# Cisco error Reason 412



## rentonhighlands (Aug 20, 2005)

I am recieving Cisco reason error 412 when I try to VPN in to my work. 
What I am using is: 
Comcast router
D-Link router DI-624 

Things I know. 
1. I am able to connect wired and wireless to my router and get to the internet
2. I go to my local hang out where they offer free WIFI and I can connect, get to the internet, and VPN into work. 


After researching on the internet I found this site
http://www.tech-faq.com/cisco-vpn-error-412.html
it states I have to open ports?
After I read "troubleshooting tips" what one should I follow?
The first step I see it to try and connect using a wired connection. I tried this and here I am able to get to the internet but get the same reason code when I try to VPN

What ports do I need to open to allow VPN to connect thru my firewall?
I believe to do this I need to port forward. How do I port foward on my D-Link router?


----------



## johnwill (Sep 26, 2002)

Connect directly to the modem and see if you can connect that way.


----------



## 2xg (Aug 5, 2009)

Hello,

From the link that you have, you will need to port-forward all those Port Nos. This guide should give you an idea on how to do port forwarding. Follow johnwill's advice first and see if VPN is not being blocked by your ISP.


----------



## rentonhighlands (Aug 20, 2005)

I have a question about port fwd. If I port fwd does this open a security hole to my personal machine that is currently hooked to my router? I only want to open these ports to allow VPN to work on my work laptop? When I do not have my work laptop at home I still want my home computer to be secure? 

Also does port fwding allow incomming and outgoing traffic? Or does it only allow one way traffic?


----------



## 2xg (Aug 5, 2009)

Your router is firewall protected by default. Port forwarding VPN Ports will allow you to use the VPN if properly configured. Make sure that your wireless network is secured with WPA2.

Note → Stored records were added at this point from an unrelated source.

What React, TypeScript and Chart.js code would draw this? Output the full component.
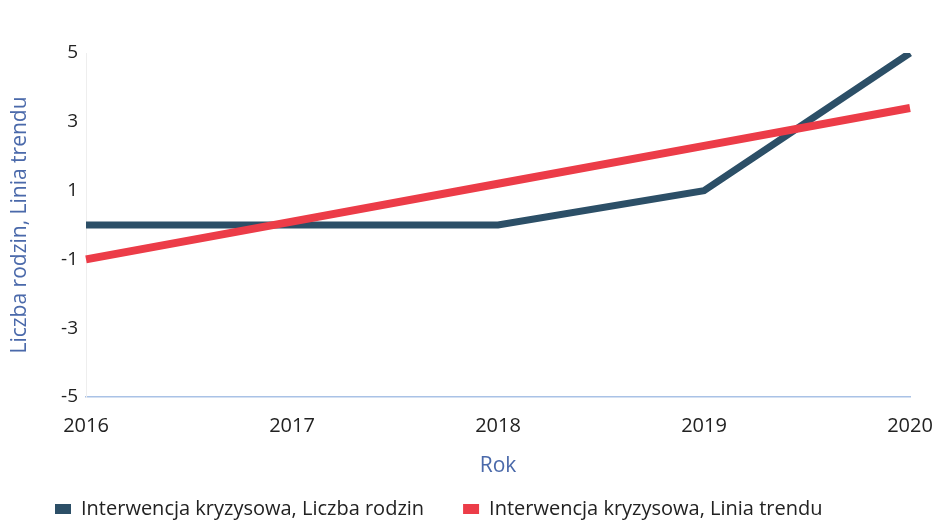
import React, { useEffect, useRef } from "react";
import { Chart, registerables } from "chart.js";

Chart.register(...registerables);

const years = ["2016", "2017", "2018", "2019", "2020"];
const familyCounts = [0, 0, 0, 1, 5];
const trendLine = [-1, 0.1, 1.2, 2.3, 3.4];
const yTicks = [-5, -3, -1, 1, 3, 5];

const seriesNames = [
  "Interwencja kryzysowa, Liczba rodzin",
  "Interwencja kryzysowa, Linia trendu",
];
const yTitle = "Liczba rodzin, Linia trendu";
const xTitle = "Rok";

const DARK = "#2c4f67";
const RED = "#ec3c48";
const TITLE_COLOR = "#4a69aa";
const FONT = "'Open Sans', 'Noto Sans', sans-serif";

export default function App() {
  const canvasRef = useRef<HTMLCanvasElement | null>(null);

  useEffect(() => {
    document.body.style.margin = "0";
    const canvas = canvasRef.current;
    if (!canvas) return;
    const chart = new Chart(canvas, {
      type: "line",
      data: {
        labels: years,
        datasets: [
          {
            label: seriesNames[0],
            data: familyCounts,
            borderColor: DARK,
            backgroundColor: DARK,
            borderWidth: 7,
            pointRadius: 0,
            tension: 0,
            order: 1,
          },
          {
            label: seriesNames[1],
            data: trendLine,
            borderColor: RED,
            backgroundColor: RED,
            borderWidth: 8,
            pointRadius: 0,
            tension: 0,
            order: 0,
          },
        ],
      },
      options: {
        animation: false,
        responsive: true,
        maintainAspectRatio: false,
        layout: { padding: { left: 16, right: 22, top: 53, bottom: 0 } },
        plugins: {
          tooltip: { enabled: false },
          legend: {
            position: "bottom",
            align: "start",
            labels: {
              boxWidth: 16,
              boxHeight: 10,
              padding: 39,
              color: "#222222",
              font: { family: FONT, size: 20 },
              sort: (a: any, b: any) => a.datasetIndex - b.datasetIndex,
              generateLabels: (c: any) =>
                (Chart.defaults.plugins.legend.labels.generateLabels as any)(c).map(
                  (l: any) => ({ ...l, lineWidth: 0 })
                ),
            },
          },
        },
        scales: {
          x: {
            type: "category",
            offset: false,
            grid: { display: false, drawTicks: false },
            border: { display: true, color: "#a9c2e6", width: 1.5 },
            ticks: {
              padding: 17,
              maxRotation: 0,
              color: "#222222",
              font: { family: FONT, size: 20 },
            },
            title: {
              display: true,
              text: xTitle,
              color: TITLE_COLOR,
              font: { family: FONT, size: 21 },
              padding: { top: 0, bottom: -19 },
            },
            afterFit: (scale: any) => {
              scale.height = 63;
              scale.paddingLeft = 0;
              scale.paddingRight = 0;
            },
          },
          y: {
            min: -5,
            max: 5,
            grid: { display: false, drawTicks: false },
            border: { display: true, color: "#eeeeee", width: 1 },
            afterBuildTicks: (axis: any) => {
              axis.ticks = yTicks.map((v) => ({ value: v }));
            },
            ticks: {
              padding: 8,
              color: "#222222",
              font: { family: FONT, size: 19 },
            },
            title: {
              display: true,
              text: yTitle,
              color: TITLE_COLOR,
              font: { family: FONT, size: 21 },
              padding: { top: -9, bottom: 0 },
            },
            afterFit: (scale: any) => {
              scale.width = 70;
            },
          },
        },
      },
    });
    return () => chart.destroy();
  }, []);

  return (
    <div style={{ position: "relative", width: 932, height: 529 }}>
      <canvas ref={canvasRef} />
    </div>
  );
}
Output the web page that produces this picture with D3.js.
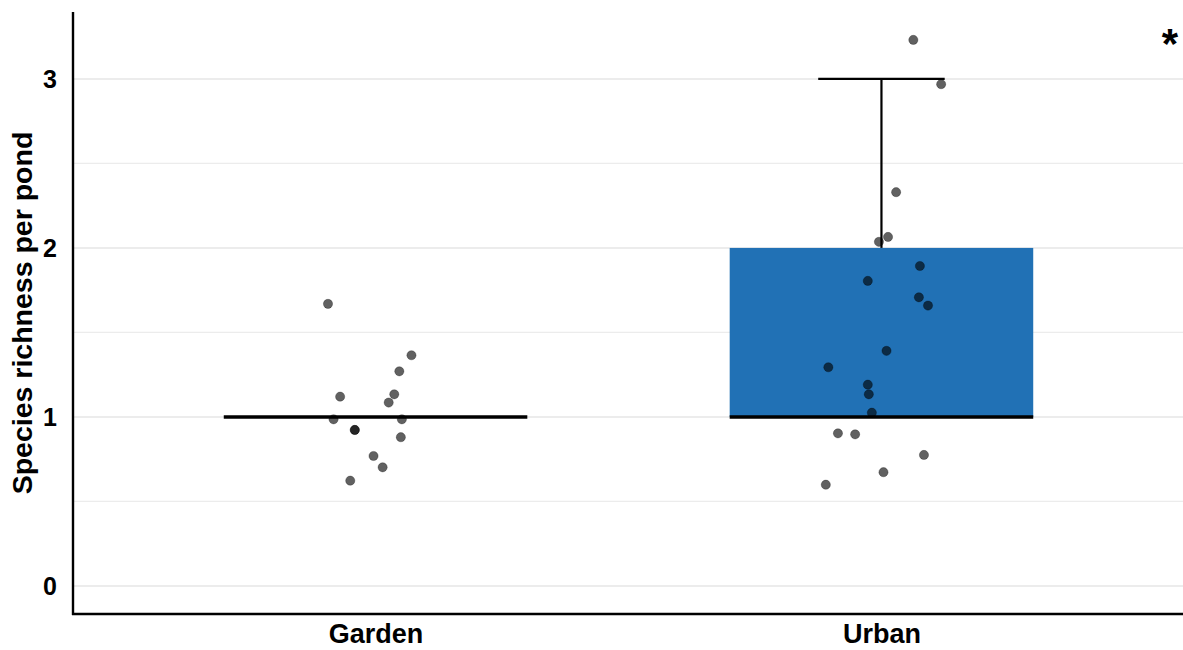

> I only want to open these ports to allow VPN to work on my work laptop?


----------



## rentonhighlands (Aug 20, 2005)

I changed to a DLink DIR-655-SW router from a old DI-624. Now my VPN connection to work automatically started working. Do not get error Cisco error Reason 412 What changed from switching routers made the connection work without opening ports?


----------